Font smoothing on minimal setups

If you build extremely light setups, you might think something is lacking in the font department. Chances are, you’re right.

Font smoothing isn’t activated by default under minimal setups in Ubuntu (or for that matter, in Arch, which means other distros might need it too) — that’s something you need to do manually.

How can you tell if you need it? It’s fairly easy: Set your GTK font (or even your Openbox menu, or something like that) to Dejavu Sans Condensed 9, and see if it looks a little smeared. If you get close to the screen and it looks like you’re looking at a font through a lattice … time for a change.

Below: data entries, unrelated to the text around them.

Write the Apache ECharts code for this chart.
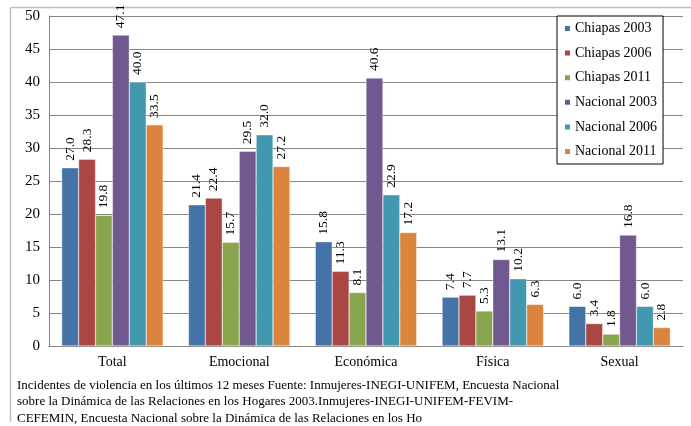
<!DOCTYPE html>
<html>
<head>
<meta charset="utf-8">
<script src="https://cdn.jsdelivr.net/npm/echarts@6/dist/echarts.min.js"></script>
<style>
  html, body { margin: 0; padding: 0; background: #ffffff; }
  #chart { width: 691px; height: 426px; }
</style>
</head>
<body>
<div id="chart"></div>
<script>
// Violence categories and survey series
const categories = ['Total', 'Emocional', 'Económica', 'Física', 'Sexual'];
const seriesNames = ['Chiapas 2003', 'Chiapas 2006', 'Chiapas 2011', 'Nacional 2003', 'Nacional 2006', 'Nacional 2011'];
const chiapas2003 = [27.0, 21.4, 15.8, 7.4, 6.0];
const chiapas2006 = [28.3, 22.4, 11.3, 7.7, 3.4];
const chiapas2011 = [19.8, 15.7, 8.1, 5.3, 1.8];
const nacional2003 = [47.1, 29.5, 40.6, 13.1, 16.8];
const nacional2006 = [40.0, 32.0, 22.9, 10.2, 6.0];
const nacional2011 = [33.5, 27.2, 17.2, 6.3, 2.8];
const yTicks = { min: 0, max: 50, interval: 5 };

const palette = ['#4572A7', '#AA4643', '#89A54E', '#71588F', '#4198AF', '#DB843D'];
const values = [chiapas2003, chiapas2006, chiapas2011, nacional2003, nacional2006, nacional2011];
const serif = '"Liberation Serif", "Times New Roman", serif';

const footer = 'Incidentes de violencia en los últimos 12 meses Fuente: Inmujeres-INEGI-UNIFEM, Encuesta Nacional\n' +
  'sobre la Dinámica de las Relaciones en los Hogares 2003.Inmujeres-INEGI-UNIFEM-FEVIM-\n' +
  'CEFEMIN, Encuesta Nacional sobre la Dinámica de las Relaciones en los Ho';

const chart = echarts.init(document.getElementById('chart'), null, { renderer: 'canvas' });

chart.setOption({
  animation: false,
  backgroundColor: '#ffffff',
  color: palette,
  grid: { left: 49, right: 8, top: 16, bottom: 80, containLabel: false },
  legend: {
    orient: 'vertical',
    left: 557,
    top: 16,
    width: 107,
    padding: [5, 6, 5, 6],
    itemWidth: 7,
    itemHeight: 7,
    itemGap: 9.6,
    icon: 'rect',
    backgroundColor: '#ffffff',
    borderColor: '#000000',
    borderWidth: 1,
    data: seriesNames,
    textStyle: { fontFamily: serif, fontSize: 14, color: '#000000', lineHeight: 15, padding: [0, 0, 0, -1] }
  },
  xAxis: {
    type: 'category',
    data: categories,
    axisLine: { show: true, lineStyle: { color: '#868686', width: 1 } },
    axisTick: { show: false },
    axisLabel: { fontFamily: serif, fontSize: 14, color: '#000000', margin: 9 }
  },
  yAxis: {
    type: 'value',
    min: yTicks.min,
    max: yTicks.max,
    interval: yTicks.interval,
    axisLine: { show: true, lineStyle: { color: '#868686', width: 1 } },
    axisTick: { show: false },
    axisLabel: { fontFamily: serif, fontSize: 15, color: '#000000', margin: 9 },
    splitLine: { show: true, lineStyle: { color: '#868686', width: 1 } }
  },
  series: seriesNames.map((name, i) => ({
    name: name,
    type: 'bar',
    data: values[i],
    barGap: '0%',
    barCategoryGap: '20%',
    itemStyle: { color: palette[i], borderColor: '#ffffff', borderWidth: 0.4 },
    label: {
      show: true,
      position: 'top',
      rotate: 90,
      align: 'left',
      verticalAlign: 'middle',
      distance: 7,
      fontFamily: serif,
      fontSize: 13.5,
      color: '#000000',
      formatter: p => p.value.toFixed(1)
    }
  })),
  graphic: [
    { type: 'line', shape: { x1: 10.5, y1: 7.5, x2: 691, y2: 7.5 }, style: { stroke: '#bfbfbf', lineWidth: 1.5 }, silent: true },
    { type: 'line', shape: { x1: 10.5, y1: 7.5, x2: 10.5, y2: 422 }, style: { stroke: '#bfbfbf', lineWidth: 1.5 }, silent: true },
    {
      type: 'text',
      left: 17,
      top: 377,
      style: { text: footer, font: '13px ' + serif, fill: '#000000', lineHeight: 16.5 }
    }
  ]
});
</script>
</body>
</html>
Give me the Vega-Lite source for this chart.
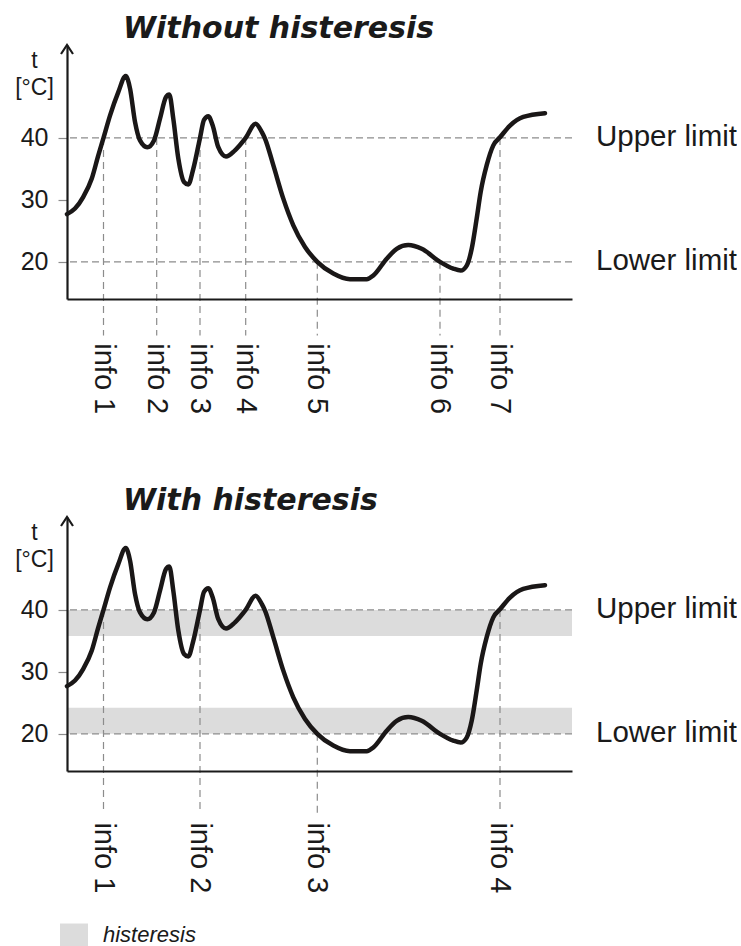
{
  "$schema": "https://vega.github.io/schema/vega-lite/v6.json",
  "usermeta": {"embedOptions": {"actions": false}},
  "padding": {"left": 14, "top": 13, "right": 0, "bottom": 0},
  "bounds": "flush",
  "spacing": 218,
  "config": {"view": {"stroke": null}, "font": "Liberation Sans"},
  "resolve": {"scale": {"color": "independent"}, "legend": {"color": "independent"}},
  "datasets": {
    "curve": [
      {"x": 0, "t": 27.7}, {"x": 8, "t": 28.6}, {"x": 16.3, "t": 30.5}, {"x": 24.7, "t": 33.4},
      {"x": 31.3, "t": 37.2}, {"x": 36.5, "t": 40}, {"x": 43, "t": 43.6}, {"x": 51.3, "t": 47.4},
      {"x": 58.7, "t": 50.0}, {"x": 63, "t": 48.0}, {"x": 68, "t": 42.6}, {"x": 73, "t": 39.6},
      {"x": 80.3, "t": 38.5}, {"x": 87, "t": 39.6}, {"x": 93, "t": 43.1}, {"x": 99, "t": 46.6},
      {"x": 102.3, "t": 47.0}, {"x": 106.3, "t": 43.1}, {"x": 111.3, "t": 36.7}, {"x": 117, "t": 32.9},
      {"x": 121.3, "t": 32.5}, {"x": 126.3, "t": 35.0}, {"x": 133, "t": 40}, {"x": 137, "t": 42.9},
      {"x": 141.3, "t": 43.5}, {"x": 145.7, "t": 42.0}, {"x": 151.3, "t": 38.5}, {"x": 159, "t": 37.0},
      {"x": 168, "t": 38.0}, {"x": 178.7, "t": 40}, {"x": 188.5, "t": 42.3}, {"x": 195, "t": 40.9},
      {"x": 198, "t": 39.9}, {"x": 206.3, "t": 35.6}, {"x": 216.3, "t": 30.2}, {"x": 226.3, "t": 25.9},
      {"x": 238, "t": 22.4}, {"x": 250.3, "t": 20.0}, {"x": 266.3, "t": 18.1}, {"x": 283, "t": 17.2},
      {"x": 299.7, "t": 17.2}, {"x": 306.3, "t": 17.8}, {"x": 319.7, "t": 20.5}, {"x": 329.7, "t": 22.1},
      {"x": 341.3, "t": 22.7}, {"x": 354.7, "t": 22.1}, {"x": 373, "t": 20.0}, {"x": 386.3, "t": 18.9},
      {"x": 393.7, "t": 18.6}, {"x": 399.7, "t": 19.4}, {"x": 404.7, "t": 22.1}, {"x": 409.7, "t": 27.0},
      {"x": 413.7, "t": 31.3}, {"x": 419.7, "t": 35.6}, {"x": 426.3, "t": 38.8}, {"x": 433, "t": 40.1},
      {"x": 443, "t": 42.0}, {"x": 456.3, "t": 43.4}, {"x": 478, "t": 44.0}
    ],
    "limits": [
      {"t": 40, "name": "Upper limit"},
      {"t": 20, "name": "Lower limit"}
    ],
    "info_without": [
      {"x": 36.5, "t": 40, "label": "info 1"},
      {"x": 89.7, "t": 40, "label": "info 2"},
      {"x": 133, "t": 40, "label": "info 3"},
      {"x": 178.7, "t": 40, "label": "info 4"},
      {"x": 250.3, "t": 20, "label": "info 5"},
      {"x": 373, "t": 20, "label": "info 6"},
      {"x": 433, "t": 40, "label": "info 7"}
    ],
    "info_with": [
      {"x": 36.5, "t": 40, "label": "info 1"},
      {"x": 133, "t": 40, "label": "info 2"},
      {"x": 250.3, "t": 20, "label": "info 3"},
      {"x": 433, "t": 40, "label": "info 4"}
    ],
    "bands": [
      {"t": 35.8, "t2": 40, "type": "histeresis"},
      {"t": 20, "t2": 24.2, "type": "histeresis"}
    ]
  },
  "vconcat": [
    {
      "width": 505,
      "height": 254,
      "title": {"text": "Without histeresis", "anchor": "start", "frame": "group", "dx": 56, "offset": -3, "font": "DejaVu Sans", "fontSize": 30, "fontWeight": "bold", "fontStyle": "italic", "color": "#1a1a1a"},
      "layer": [
        {
          "data": {"name": "limits"},
          "mark": {"type": "rule", "color": "#8c8c8c", "strokeWidth": 1.2, "strokeDash": [7, 4]},
          "encoding": {"y": {"field": "t", "type": "quantitative"}}
        },
        {
          "data": {"name": "limits"},
          "mark": {"type": "text", "align": "left", "baseline": "alphabetic", "dx": 24, "dy": 8, "fontSize": 29.5, "color": "#1a1a1a"},
          "encoding": {"x": {"value": "width"}, "y": {"field": "t", "type": "quantitative"}, "text": {"field": "name"}}
        },
        {
          "data": {"name": "info_without"},
          "mark": {"type": "rule", "color": "#8c8c8c", "strokeWidth": 1.2, "strokeDash": [7, 5]},
          "encoding": {"x": {"field": "x", "type": "quantitative"}, "y": {"field": "t", "type": "quantitative"}, "y2": {"datum": 8.1}}
        },
        {
          "data": {"name": "info_without"},
          "mark": {"type": "text", "angle": 90, "align": "left", "baseline": "middle", "fontSize": 29, "color": "#1a1a1a"},
          "encoding": {"x": {"field": "x", "type": "quantitative"}, "y": {"datum": 6.85}, "text": {"field": "label"}}
        },
        {
          "data": {"name": "curve"},
          "mark": {"type": "line", "interpolate": "monotone", "strokeWidth": 4.5, "color": "#1a1717", "strokeCap": "round"},
          "encoding": {
            "x": {"field": "x", "type": "quantitative", "scale": {"domain": [0, 505], "nice": false, "zero": false},
                  "axis": {"domain": true, "domainColor": "#1a1a1a", "domainWidth": 2.2, "ticks": false, "labels": false, "title": null, "grid": false, "zindex": 1}},
            "y": {"field": "t", "type": "quantitative", "scale": {"domain": [14, 55], "nice": false, "zero": false},
                  "axis": {"values": [20, 30, 40], "title": ["t", "[°C]"], "titleAngle": 0, "titleAlign": "center", "titleBaseline": "alphabetic", "titleX": -33, "titleY": 22, "titleFontSize": 23, "titleFontWeight": "normal", "titleLineHeight": 27, "titleColor": "#1a1a1a", "titleFont": "Liberation Sans", "domainColor": "#1a1a1a", "domainWidth": 2.2, "tickColor": "#8c8c8c", "tickSize": 9, "tickWidth": 1.2, "labelFontSize": 25, "labelColor": "#1a1a1a", "labelPadding": 10, "labelFont": "Liberation Sans", "grid": false, "zindex": 1}}
          }
        },
        {
          "data": {"values": [{}]},
          "mark": {"type": "point", "shape": "M-0.667,1L0,0L0.667,1", "size": 324, "filled": false, "stroke": "#1a1a1a", "strokeWidth": 2.2, "opacity": 1},
          "encoding": {"x": {"datum": 0, "type": "quantitative"}, "y": {"datum": 55, "type": "quantitative"}}
        }
      ]
    },
    {
      "width": 505,
      "height": 254,
      "title": {"text": "With histeresis", "anchor": "start", "frame": "group", "dx": 56, "offset": -3, "font": "DejaVu Sans", "fontSize": 30, "fontWeight": "bold", "fontStyle": "italic", "color": "#1a1a1a"},
      "layer": [
        {
          "data": {"name": "bands"},
          "mark": {"type": "rect", "opacity": 1},
          "encoding": {
            "y": {"field": "t", "type": "quantitative"},
            "y2": {"field": "t2"},
            "color": {"field": "type", "type": "nominal", "scale": {"range": ["#dcdcdc"]},
                      "legend": {"title": null, "orient": "none", "legendX": -5, "legendY": 406, "symbolType": "M-1.1667,-0.9583H1.1667V0.9583H-1.1667Z", "symbolSize": 576, "symbolStrokeWidth": 0, "symbolOpacity": 1, "labelFont": "Liberation Sans", "labelFontSize": 22, "labelFontStyle": "italic", "labelOffset": 17, "labelColor": "#1a1a1a", "padding": 0}}
          }
        },
        {
          "data": {"name": "limits"},
          "mark": {"type": "rule", "color": "#8c8c8c", "strokeWidth": 1.2, "strokeDash": [7, 4]},
          "encoding": {"y": {"field": "t", "type": "quantitative"}}
        },
        {
          "data": {"name": "limits"},
          "mark": {"type": "text", "align": "left", "baseline": "alphabetic", "dx": 24, "dy": 8, "fontSize": 29.5, "color": "#1a1a1a"},
          "encoding": {"x": {"value": "width"}, "y": {"field": "t", "type": "quantitative"}, "text": {"field": "name"}}
        },
        {
          "data": {"name": "info_with"},
          "mark": {"type": "rule", "color": "#8c8c8c", "strokeWidth": 1.2, "strokeDash": [7, 5]},
          "encoding": {"x": {"field": "x", "type": "quantitative"}, "y": {"field": "t", "type": "quantitative"}, "y2": {"datum": 7.1}}
        },
        {
          "data": {"name": "info_with"},
          "mark": {"type": "text", "angle": 90, "align": "left", "baseline": "middle", "fontSize": 29, "color": "#1a1a1a"},
          "encoding": {"x": {"field": "x", "type": "quantitative"}, "y": {"datum": 5.7}, "text": {"field": "label"}}
        },
        {
          "data": {"name": "curve"},
          "mark": {"type": "line", "interpolate": "monotone", "strokeWidth": 4.5, "color": "#1a1717", "strokeCap": "round"},
          "encoding": {
            "x": {"field": "x", "type": "quantitative", "scale": {"domain": [0, 505], "nice": false, "zero": false},
                  "axis": {"domain": true, "domainColor": "#1a1a1a", "domainWidth": 2.2, "ticks": false, "labels": false, "title": null, "grid": false, "zindex": 1}},
            "y": {"field": "t", "type": "quantitative", "scale": {"domain": [14, 55], "nice": false, "zero": false},
                  "axis": {"values": [20, 30, 40], "title": ["t", "[°C]"], "titleAngle": 0, "titleAlign": "center", "titleBaseline": "alphabetic", "titleX": -33, "titleY": 22, "titleFontSize": 23, "titleFontWeight": "normal", "titleLineHeight": 27, "titleColor": "#1a1a1a", "titleFont": "Liberation Sans", "domainColor": "#1a1a1a", "domainWidth": 2.2, "tickColor": "#8c8c8c", "tickSize": 9, "tickWidth": 1.2, "labelFontSize": 25, "labelColor": "#1a1a1a", "labelPadding": 10, "labelFont": "Liberation Sans", "grid": false, "zindex": 1}}
          }
        },
        {
          "data": {"values": [{}]},
          "mark": {"type": "point", "shape": "M-0.667,1L0,0L0.667,1", "size": 324, "filled": false, "stroke": "#1a1a1a", "strokeWidth": 2.2, "opacity": 1},
          "encoding": {"x": {"datum": 0, "type": "quantitative"}, "y": {"datum": 55, "type": "quantitative"}}
        }
      ]
    }
  ]
}
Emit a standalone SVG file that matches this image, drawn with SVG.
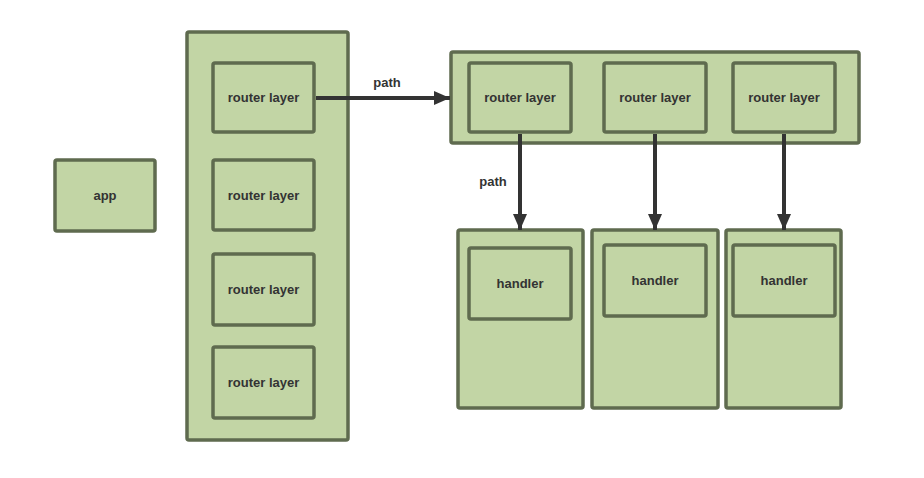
<svg xmlns="http://www.w3.org/2000/svg" width="924" height="478" viewBox="0 0 924 478">
<style>
.n{fill:#c2d5a5;stroke:#5f6b4f;stroke-width:3.5}
.t{font-family:"Liberation Sans",Arial,sans-serif;font-size:13px;font-weight:bold;fill:#333;text-anchor:middle;dominant-baseline:central}
.c{stroke:#333;stroke-width:4;fill:none}
</style>
<defs>
<marker id="ah" markerUnits="userSpaceOnUse" viewBox="0 0 16 14" refX="16" refY="7" markerWidth="16" markerHeight="14" orient="auto">
<path d="M0,0L16,7L0,14Z" fill="#333"/>
</marker>
</defs>
<rect width="924" height="478" fill="#fff"/>
<g id="app"><rect class="n" x="55" y="160" width="100" height="71" rx="2"/><text class="t" x="105" y="195.5">app</text></g>
<g id="column"><rect class="n" x="187" y="32" width="161" height="408" rx="2"/></g>
<g id="rl1"><rect class="n" x="213" y="63" width="101" height="69" rx="2"/><text class="t" x="263.5" y="97.5">router layer</text></g>
<g id="rl2"><rect class="n" x="213" y="160" width="101" height="70" rx="2"/><text class="t" x="263.5" y="195">router layer</text></g>
<g id="rl3"><rect class="n" x="213" y="254" width="101" height="71" rx="2"/><text class="t" x="263.5" y="289.5">router layer</text></g>
<g id="rl4"><rect class="n" x="213" y="347" width="101" height="71" rx="2"/><text class="t" x="263.5" y="382.5">router layer</text></g>
<g id="top"><rect class="n" x="451" y="52" width="408" height="91" rx="2"/></g>
<g id="trl1"><rect class="n" x="469" y="63" width="102" height="69" rx="2"/><text class="t" x="520" y="97.5">router layer</text></g>
<g id="trl2"><rect class="n" x="604" y="63" width="102" height="69" rx="2"/><text class="t" x="655" y="97.5">router layer</text></g>
<g id="trl3"><rect class="n" x="733" y="63" width="102" height="69" rx="2"/><text class="t" x="784" y="97.5">router layer</text></g>
<g id="hc1"><rect class="n" x="458" y="230" width="125" height="178" rx="2"/></g>
<g id="hc2"><rect class="n" x="592" y="230" width="126" height="178" rx="2"/></g>
<g id="hc3"><rect class="n" x="726" y="230" width="115" height="178" rx="2"/></g>
<g id="h1"><rect class="n" x="469" y="248" width="102" height="71" rx="2"/><text class="t" x="520" y="283.5">handler</text></g>
<g id="h2"><rect class="n" x="604" y="245" width="102" height="71" rx="2"/><text class="t" x="655" y="280.5">handler</text></g>
<g id="h3"><rect class="n" x="733" y="245" width="102" height="71" rx="2"/><text class="t" x="784" y="280.5">handler</text></g>
<g id="connectors">
<line class="c" x1="316" y1="98" x2="450" y2="98" marker-end="url(#ah)"/>
<line class="c" x1="520" y1="134" x2="520" y2="230" marker-end="url(#ah)"/>
<line class="c" x1="655" y1="134" x2="655" y2="230" marker-end="url(#ah)"/>
<line class="c" x1="784" y1="134" x2="784" y2="230" marker-end="url(#ah)"/>
<text class="t" x="387" y="82">path</text>
<text class="t" x="493" y="181">path</text>
</g>
</svg>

Font smoothing is set through the .fonts.conf file, and it’s a simple XML tweak that’s been around for years. Open a file in your home directory with that name, and paste this into it:

< ?xml version="1.0"?>
< !DOCTYPE fontconfig SYSTEM "fonts.dtd">
  <fontconfig>
    <match target="font">
      <edit name="autohint" mode="assign">
        <bool>true</bool>
      </edit>
    </match>
  </fontconfig>

Now change all the left brackets to less-than symbols, and the right brackets to greater-than symbols. (Sorry for the extra step. WordPress can’t handle XML markup inside its posting system, even if it is flagged with code tags. :roll: I guess I could upload it as a .doc file, but I have an aversion to proprietary document formats when it’s just a 202b text file.)

Save the file and restart X, and I think you’ll agree it’s an improvement. Chances are, I’m right.